網谷店長 おっしゃるとおりです。手前味噌になりますが、弊社のブランドである『FOCS』の家具はすべて、木材同士を溝とホゾで組み付ける「宮大工工法」で製作されています。
■乗り出し600万円以内の予算で変に妥協をしない!
――了解です。購入時はそのあたりもビシッとチェックしたいと思います。最後に「お値段」ですが、ぶっちゃけいくらぐらいのハイエースバンコンを買えばいいんでしょうか?
網谷店長 一概には言えませんが、ワイドミドルのハイエースバンコンを買うとするならば「乗り出しで500万から550万円ぐらい」というのが、ひとつの目安になるでしょう。あとは、切実なアドバイスとして「妥協して安い個体を買わないでください」というのがあります。
――そうですか? 「安いモノ」にはついつい惹かれてしまうのが人情というのかと思いますが?
網谷店長 お気持ちはわかりますし、たまたま「安いけど、装備はすごく充実してる」みたいな個体が見つかったなら、お買いになってもいいと思います。

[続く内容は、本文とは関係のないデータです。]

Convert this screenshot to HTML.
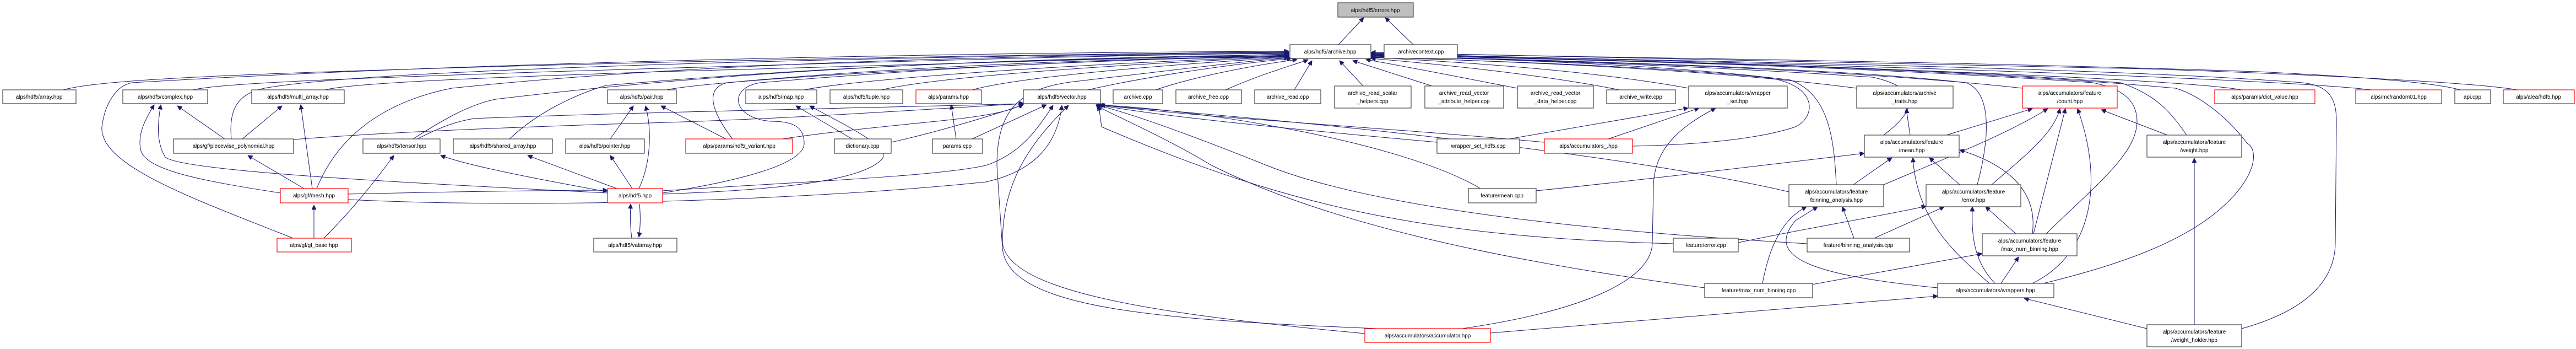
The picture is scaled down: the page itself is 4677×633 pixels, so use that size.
<!DOCTYPE html>
<html><head><meta charset="utf-8"><style>
html,body{margin:0;padding:0;background:#fff;}
svg{display:block;}
text{font-family:"Liberation Sans",Arial,sans-serif;font-size:10px;fill:#000;text-anchor:middle;}
rect{stroke-width:1.2;}
.n{fill:#fff;stroke:#404040;}
.r{fill:#fff;stroke:#ff0000;}
.g{fill:#bfbfbf;stroke:#404040;}
path{fill:none;stroke:#191970;stroke-width:1;marker-end:url(#a);}
</style></head><body>
<svg width="4677" height="633" viewBox="0 0 4677 633" xmlns="http://www.w3.org/2000/svg">
<defs><marker id="a" viewBox="0 0 10 10" refX="10" refY="5" markerWidth="10" markerHeight="8" markerUnits="userSpaceOnUse" orient="auto"><path d="M0,0 L10,5 L0,10 z" style="fill:#191970;stroke:#191970;marker-end:none"/></marker></defs>

<!-- edges to errors -->
<path d="M2430,81 L2476,32"/>
<path d="M2566,81 L2515,32"/>

<!-- edges to archive.hpp from left -->
<path d="M115,163 C160,150 300,140 600,130 C1200,110 1800,100 2340,94"/>
<path d="M350,163 C400,150 700,140 1000,130 C1500,115 2000,100 2340,96"/>
<path d="M590,163 C640,150 900,140 1200,130 C1700,115 2100,102 2340,98"/>
<path d="M1210,163 C1300,145 1800,115 2340,100"/>
<path d="M1460,163 C1550,145 1900,118 2340,102"/>
<path d="M1600,163 C1700,140 2000,118 2340,103"/>
<path d="M1765,163 C1850,140 2100,118 2342,104"/>
<path d="M1975,163 C2100,135 2250,115 2345,106"/>
<path d="M2098,163 C2180,135 2300,115 2355,108"/>
<path d="M2225,163 C2300,130 2360,115 2375,108"/>
<path d="M2350,163 L2382,110"/>
<path d="M420,252 C415,200 430,170 480,160 C700,120 1800,100 2340,95"/>
<path d="M532,432 C350,360 180,300 185,230 C190,190 210,155 240,150 C900,110 1800,95 2340,93"/>
<path d="M575,342 C620,230 720,180 820,160 C1300,110 1900,100 2340,97"/>
<path d="M750,252 C800,220 850,190 900,180 C1400,120 1900,105 2340,99"/>
<path d="M925,252 C980,200 1050,170 1100,155 C1500,120 1900,105 2340,101"/>
<path d="M1330,252 C1290,200 1280,160 1320,150 C1700,115 2100,105 2340,102"/>
<path d="M1203,350 C1330,330 1460,300 1460,260 C1460,230 1440,220 1400,220 C1330,215 1320,160 1380,150 C1800,115 2100,105 2340,103"/>
<path d="M2500,596 C2100,580 1830,560 1820,450 L1810,300 C1810,200 1850,160 1950,148 C2150,125 2250,112 2340,105"/>

<!-- edges to archive.hpp from right -->
<path d="M2475,156 L2432,110"/>
<path d="M2600,156 L2456,110"/>
<path d="M2755,160 C2650,140 2550,120 2480,108"/>
<path d="M2940,163 C2800,135 2600,115 2489,106"/>
<path d="M3066,160 C2900,130 2700,115 2489,104"/>
<path d="M3371,160 C3100,125 2750,112 2489,103"/>
<path d="M3672,160 C3300,120 2800,110 2489,102"/>
<path d="M3420,245 C3480,200 3490,160 3400,140 C3100,120 2800,110 2489,101"/>
<path d="M3334,335 C3330,250 3320,170 3250,145 C3050,120 2800,110 2489,100"/>
<path d="M3590,335 C3610,260 3620,170 3570,150 C3300,120 2800,110 2489,100"/>
<path d="M3715,424 C3800,340 3880,280 3880,220 C3880,180 3850,160 3800,150 C3300,115 2800,108 2489,99"/>
<path d="M3970,245 C3940,200 3910,170 3850,150 C3400,115 2800,108 2489,99"/>
<path d="M4070,596 C4200,560 4240,500 4240,440 L4242,220 C4242,180 4230,155 4180,150 C3800,120 2900,108 2489,98"/>
<path d="M4070,163 C4000,150 3600,125 2489,98"/>
<path d="M4305,163 C4200,150 3700,125 2489,97"/>
<path d="M4467,163 C4420,150 4300,140 4100,130 C3500,110 2900,104 2489,96"/>
<path d="M4570,163 C4500,150 4200,135 3900,125 C3400,110 2900,102 2489,95"/>
<path d="M2964,265 C3100,262 3200,250 3260,230 C3300,210 3300,150 3200,140 C3000,120 2700,110 2489,104"/>
<path d="M3710,514 C3850,480 3960,440 4030,380 C4100,320 4100,270 4080,260 C4050,220 4000,175 3950,160 C3500,120 2900,108 2489,100"/>

<!-- complex / multi_array / piecewise / mesh / gf_base / tensor -->
<path d="M408,252 L322,192"/>
<path d="M509,350 C380,330 260,310 255,270 C250,240 265,215 280,190"/>
<path d="M1103,350 C700,330 330,310 300,285 C285,260 285,230 292,190"/>
<path d="M440,252 L512,192"/>
<path d="M567,342 L546,190"/>
<path d="M552,342 L450,282"/>
<path d="M570,432 L570,372"/>
<path d="M588,432 C640,380 680,330 715,282"/>
<path d="M533,253 C700,240 900,232 1110,225 C1400,218 1650,200 1858,188"/>
<path d="M758,252 C800,230 830,220 860,215 C1100,205 1600,195 1860,188"/>
<path d="M1103,348 C950,320 850,300 800,282"/>
<path d="M632,352 C800,348 1000,345 1103,345"/>

<!-- pair / shared_array / pointer / hdf5 / valarray -->
<path d="M1108,252 L1150,192"/>
<path d="M1160,342 C1180,300 1185,240 1172,192"/>
<path d="M1318,252 L1200,192"/>
<path d="M1120,342 L958,282"/>
<path d="M1148,342 L1108,282"/>
<path d="M1147,432 C1144,410 1144,390 1145,370"/>
<path d="M1161,370 C1163,390 1163,410 1160,430"/>
<path d="M1547,252 L1445,192"/>
<path d="M1203,352 C1400,345 1560,330 1600,290 C1620,270 1560,240 1470,192"/>
<path d="M1420,252 C1500,240 1600,230 1700,220 C1800,210 1840,200 1858,188"/>

<!-- params / vector -->
<path d="M1736,252 L1727,190"/>
<path d="M1765,252 L1900,190"/>
<path d="M1618,258 C1700,240 1800,210 1858,190"/>
<path d="M1203,346 C1450,330 1700,320 1790,300 C1850,280 1880,240 1912,191"/>
<path d="M632,362 C1000,380 1500,360 1790,330 C1880,310 1920,260 1928,191"/>
<path d="M3281,442 C2900,420 2500,380 2300,300 C2150,240 2050,205 1990,190"/>
<path d="M2804,258 C2500,230 2200,215 1995,190"/>
<path d="M2609,258 C2300,230 2100,210 1993,190"/>
<path d="M2688,342 C2550,260 2200,200 1990,190"/>
<path d="M3038,442 C2600,430 2350,380 2000,230 L1995,192"/>
<path d="M3095,522 C2700,470 2400,400 2200,300 C2100,240 2000,200 1990,190"/>
<path d="M2478,605 C2100,570 1830,530 1820,440 C1820,330 1870,260 1940,191"/>
<path d="M3248,348 C3000,290 2500,230 1998,191"/>

<!-- wrapper_set -->
<path d="M2740,252 L3065,196"/>
<path d="M2920,252 L3085,196"/>
<path d="M2655,596 C2900,560 3000,500 3000,440 L3002,340 C3002,270 3050,230 3115,196"/>

<!-- accumulator feature graph -->
<path d="M3468,245 L3461,197"/>
<path d="M3534,245 L3690,197"/>
<path d="M3420,335 C3550,280 3650,240 3718,197"/>
<path d="M3616,335 C3680,280 3730,240 3740,197"/>
<path d="M3692,424 L3750,197"/>
<path d="M3690,514 C3800,460 3820,330 3772,197"/>
<path d="M3935,245 L3815,199"/>
<path d="M3365,335 L3435,286"/>
<path d="M3558,335 L3503,286"/>
<path d="M3612,514 C3550,460 3480,400 3473,286"/>
<path d="M3690,424 C3700,350 3650,300 3558,272"/>
<path d="M2789,346 C2950,330 3200,300 3385,278"/>
<path d="M3366,432 L3345,375"/>
<path d="M3200,514 C3210,460 3230,400 3280,375"/>
<path d="M3518,522 C3300,500 3200,470 3260,400 L3300,375"/>
<path d="M3403,432 L3530,375"/>
<path d="M3622,514 C3580,470 3580,420 3581,375"/>
<path d="M3660,424 L3605,375"/>
<path d="M3156,440 C3300,410 3400,395 3497,374"/>
<path d="M3290,516 L3599,460"/>
<path d="M3633,514 L3665,466"/>
<path d="M3898,596 L3675,541"/>
<path d="M2706,604 L3518,537"/>
<path d="M3984,589 L3984,287"/>
</svg>
<svg width="4677" height="633" viewBox="0 0 4677 633" xmlns="http://www.w3.org/2000/svg" style="position:absolute;left:0;top:0">
<rect class="g" x="2429" y="5" width="137" height="26"/><text x="2497" y="22">alps/hdf5/errors.hpp</text>
<rect class="n" x="2342" y="81" width="147" height="25"/><text x="2415" y="97">alps/hdf5/archive.hpp</text>
<rect class="n" x="2513" y="81" width="133" height="25"/><text x="2580" y="97">archivecontext.cpp</text>

<rect class="n" x="5" y="163" width="133" height="25"/><text x="71" y="179">alps/hdf5/array.hpp</text>
<rect class="n" x="223" y="163" width="154" height="25"/><text x="300" y="179">alps/hdf5/complex.hpp</text>
<rect class="n" x="457" y="163" width="168" height="25"/><text x="541" y="179">alps/hdf5/multi_array.hpp</text>
<rect class="n" x="1103" y="163" width="125" height="25"/><text x="1165" y="179">alps/hdf5/pair.hpp</text>
<rect class="n" x="1354" y="163" width="129" height="25"/><text x="1418" y="179">alps/hdf5/map.hpp</text>
<rect class="n" x="1507" y="163" width="132" height="25"/><text x="1573" y="179">alps/hdf5/tuple.hpp</text>
<rect class="r" x="1663" y="163" width="119" height="25"/><text x="1722" y="179">alps/params.hpp</text>
<rect class="n" x="1858" y="163" width="140" height="25"/><text x="1928" y="179">alps/hdf5/vector.hpp</text>
<rect class="n" x="2021" y="163" width="90" height="25"/><text x="2066" y="179">archive.cpp</text>
<rect class="n" x="2135" y="163" width="119" height="25"/><text x="2194" y="179">archive_free.cpp</text>
<rect class="n" x="2278" y="163" width="120" height="25"/><text x="2338" y="179">archive_read.cpp</text>
<rect class="n" x="2423" y="156" width="139" height="40"/><text x="2492" y="172">archive_read_scalar</text><text x="2492" y="187">_helpers.cpp</text>
<rect class="n" x="2587" y="156" width="143" height="40"/><text x="2658" y="172">archive_read_vector</text><text x="2658" y="187">_attribute_helper.cpp</text>
<rect class="n" x="2755" y="156" width="138" height="40"/><text x="2824" y="172">archive_read_vector</text><text x="2824" y="187">_data_helper.cpp</text>
<rect class="n" x="2917" y="163" width="125" height="25"/><text x="2979" y="179">archive_write.cpp</text>
<rect class="n" x="3066" y="156" width="179" height="40"/><text x="3155" y="172">alps/accumulators/wrapper</text><text x="3155" y="187">_set.hpp</text>
<rect class="n" x="3371" y="156" width="175" height="40"/><text x="3458" y="172">alps/accumulators/archive</text><text x="3458" y="187">_traits.hpp</text>
<rect class="r" x="3672" y="156" width="172" height="40"/><text x="3758" y="172">alps/accumulators/feature</text><text x="3758" y="187">/count.hpp</text>
<rect class="r" x="4021" y="163" width="182" height="25"/><text x="4112" y="179">alps/params/dict_value.hpp</text>
<rect class="r" x="4277" y="163" width="156" height="25"/><text x="4355" y="179">alps/mc/random01.hpp</text>
<rect class="n" x="4457" y="163" width="65" height="25"/><text x="4489" y="179">api.cpp</text>
<rect class="r" x="4545" y="163" width="129" height="25"/><text x="4609" y="179">alps/alea/hdf5.hpp</text>

<rect class="n" x="315" y="252" width="218" height="26"/><text x="424" y="268">alps/gf/piecewise_polynomial.hpp</text>
<rect class="n" x="659" y="252" width="140" height="26"/><text x="729" y="268">alps/hdf5/tensor.hpp</text>
<rect class="n" x="823" y="252" width="180" height="26"/><text x="913" y="268">alps/hdf5/shared_array.hpp</text>
<rect class="n" x="1027" y="252" width="143" height="26"/><text x="1098" y="268">alps/hdf5/pointer.hpp</text>
<rect class="r" x="1245" y="252" width="194" height="26"/><text x="1342" y="268">alps/params/hdf5_variant.hpp</text>
<rect class="n" x="1515" y="252" width="103" height="26"/><text x="1566" y="268">dictionary.cpp</text>
<rect class="n" x="1693" y="252" width="91" height="26"/><text x="1738" y="268">params.cpp</text>
<rect class="n" x="2609" y="252" width="150" height="26"/><text x="2684" y="268">wrapper_set_hdf5.cpp</text>
<rect class="r" x="2804" y="252" width="160" height="26"/><text x="2884" y="268">alps/accumulators_.hpp</text>
<rect class="n" x="3385" y="245" width="172" height="40"/><text x="3471" y="261">alps/accumulators/feature</text><text x="3471" y="276">/mean.hpp</text>
<rect class="n" x="3898" y="245" width="172" height="40"/><text x="3984" y="261">alps/accumulators/feature</text><text x="3984" y="276">/weight.hpp</text>

<rect class="r" x="509" y="342" width="123" height="26"/><text x="570" y="358">alps/gf/mesh.hpp</text>
<rect class="r" x="1103" y="342" width="100" height="26"/><text x="1153" y="358">alps/hdf5.hpp</text>
<rect class="n" x="2666" y="342" width="123" height="26"/><text x="2727" y="358">feature/mean.cpp</text>
<rect class="n" x="3248" y="335" width="172" height="40"/><text x="3334" y="351">alps/accumulators/feature</text><text x="3334" y="366">/binning_analysis.hpp</text>
<rect class="n" x="3497" y="335" width="172" height="40"/><text x="3583" y="351">alps/accumulators/feature</text><text x="3583" y="366">/error.hpp</text>

<rect class="r" x="503" y="432" width="135" height="25"/><text x="570" y="448">alps/gf/gf_base.hpp</text>
<rect class="n" x="1078" y="432" width="151" height="25"/><text x="1153" y="448">alps/hdf5/valarray.hpp</text>
<rect class="n" x="3038" y="432" width="118" height="25"/><text x="3097" y="448">feature/error.cpp</text>
<rect class="n" x="3281" y="432" width="186" height="25"/><text x="3374" y="448">feature/binning_analysis.cpp</text>
<rect class="n" x="3599" y="424" width="172" height="40"/><text x="3685" y="440">alps/accumulators/feature</text><text x="3685" y="455">/max_num_binning.hpp</text>

<rect class="n" x="3095" y="514" width="196" height="26"/><text x="3193" y="530">feature/max_num_binning.cpp</text>
<rect class="n" x="3518" y="514" width="211" height="26"/><text x="3623" y="530">alps/accumulators/wrappers.hpp</text>

<rect class="r" x="2478" y="596" width="228" height="25"/><text x="2592" y="612">alps/accumulators/accumulator.hpp</text>
<rect class="n" x="3898" y="589" width="172" height="40"/><text x="3984" y="605">alps/accumulators/feature</text><text x="3984" y="620">/weight_holder.hpp</text>
</svg>
</body></html>
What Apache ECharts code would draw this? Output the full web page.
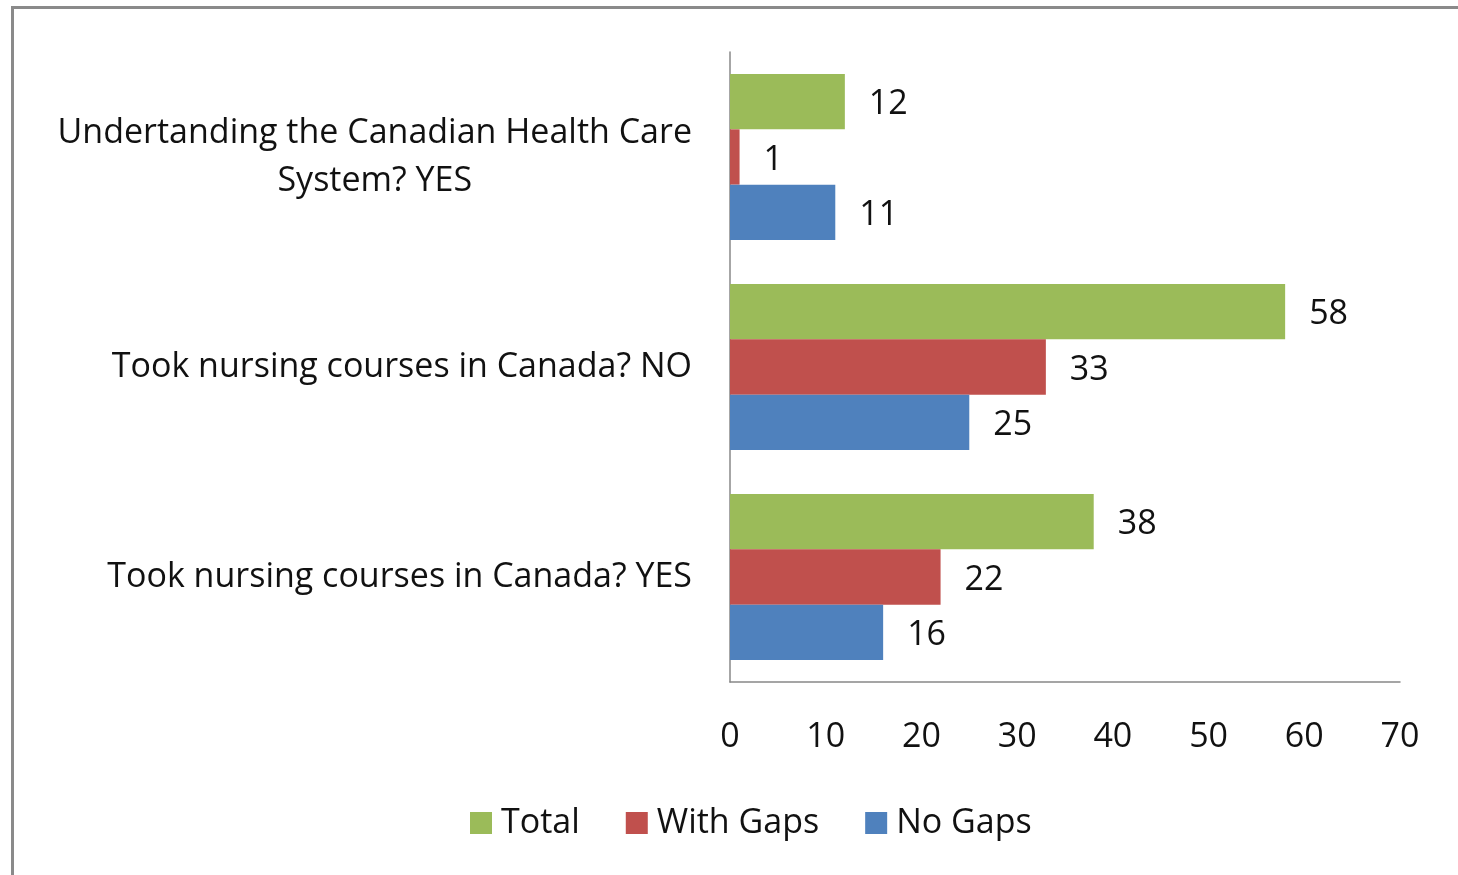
<!DOCTYPE html>
<html>
<head>
<meta charset="utf-8">
<style>
  html, body { margin: 0; padding: 0; background: #fff; }
  #chart { width: 1458px; height: 875px; }
</style>
<script src="https://cdn.jsdelivr.net/npm/echarts@6/dist/echarts.min.js"></script>
</head>
<body>
<div id="chart"></div>
<script>
// categories, bottom to top as drawn
const categories = [
  'Took nursing courses in Canada? YES',
  'Took nursing courses in Canada? NO',
  'Undertanding the Canadian Health Care\nSystem? YES'
]
const total = [38, 58, 12]
const withGaps = [22, 33, 1]
const noGaps = [16, 25, 11]
const legendNames = ['Total', 'With Gaps', 'No Gaps']

const font = 'Open Sans'
const fs = 34
const chart = echarts.init(document.getElementById('chart'))

function barSeries (name, data, color) {
  return {
    name: name,
    type: 'bar',
    data: data,
    barGap: '0%',
    barCategoryGap: '21%',
    itemStyle: { color: color },
    label: {
      show: true,
      position: 'right',
      distance: 24,
      offset: [0, 3],
      color: '#111',
      fontFamily: font,
      fontSize: fs
    }
  }
}

chart.setOption({
  animation: false,
  graphic: [{
    type: 'rect',
    shape: { x: 12.5, y: 7.5, width: 1460, height: 880 },
    style: { fill: null, stroke: '#8a8a8a', lineWidth: 3 }
  }],
  grid: { left: 730, right: 58, top: 52, bottom: 193 },
  xAxis: {
    type: 'value',
    min: 0,
    max: 70,
    interval: 10,
    splitLine: { show: false },
    axisLine: { show: true, lineStyle: { color: '#888', width: 1.5 } },
    axisTick: { show: false },
    axisLabel: { color: '#111', fontFamily: font, fontSize: fs, margin: 38 }
  },
  yAxis: {
    type: 'category',
    data: categories,
    axisLine: { show: true, lineStyle: { color: '#888', width: 1.5 } },
    axisTick: { show: false },
    axisLabel: {
      color: '#111',
      fontFamily: font,
      fontSize: fs,
      margin: 38,
      align: 'right',
      // centre each line inside the right-aligned block
      formatter: v => v.split('\n').map(s => '{c|' + s + '}').join('\n'),
      rich: {
        c: { align: 'center', fontFamily: font, fontSize: fs, color: '#111', lineHeight: 48 }
      }
    }
  },
  legend: {
    data: legendNames,
    bottom: 30,
    left: 465,
    itemWidth: 22,
    itemHeight: 22,
    itemGap: 46,
    icon: 'rect',
    textStyle: { color: '#111', fontFamily: font, fontSize: fs, padding: [0, 0, 0, 4] }
  },
  series: [
    barSeries('Total', total, '#9BBB59'),
    barSeries('With Gaps', withGaps, '#C0504D'),
    barSeries('No Gaps', noGaps, '#4F81BD')
  ]
})
</script>
</body>
</html>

しかし「本当はイマイチだと感じてるけど、予算の関係で妥協して、仕方ないからコレを買うか……」というのはどうかと思いますね。
――なぜですか?
網谷店長 なぜならば、ハイエースというのはご存じのとおり、リセール価格が非常に高い車種ですし、そのキャンピングカー仕様は特にリセールが高いんです。ということは、多少高くても装備のいいモノを選んだほうが、売却までを含むトータルで考えればコストはお安くなり、それでいて満足度は大いにアップすることになるんです。逆に、貧弱な装備のモノをいくら安く買っても……。
――乗ってる間の満足度は低くなるし、売却時の価格も低くなる――ということですね?
網谷店長 おっしゃるとおりです。ですから、ハイエースのバンコンを選ぶ場合は「変に妥協はしない」ということが、最終的にはユーザー様の“おトク”につながるはずなんですよ。
――なるほど承知しました。本気で探す際はその言葉を旨に、とはいえ乗り出し600万円以内ぐらいの予算感で「なるべくいいやつ」を買いたいと思います。本日はありがとうございました!
網谷店長 いえ、どういたしまして。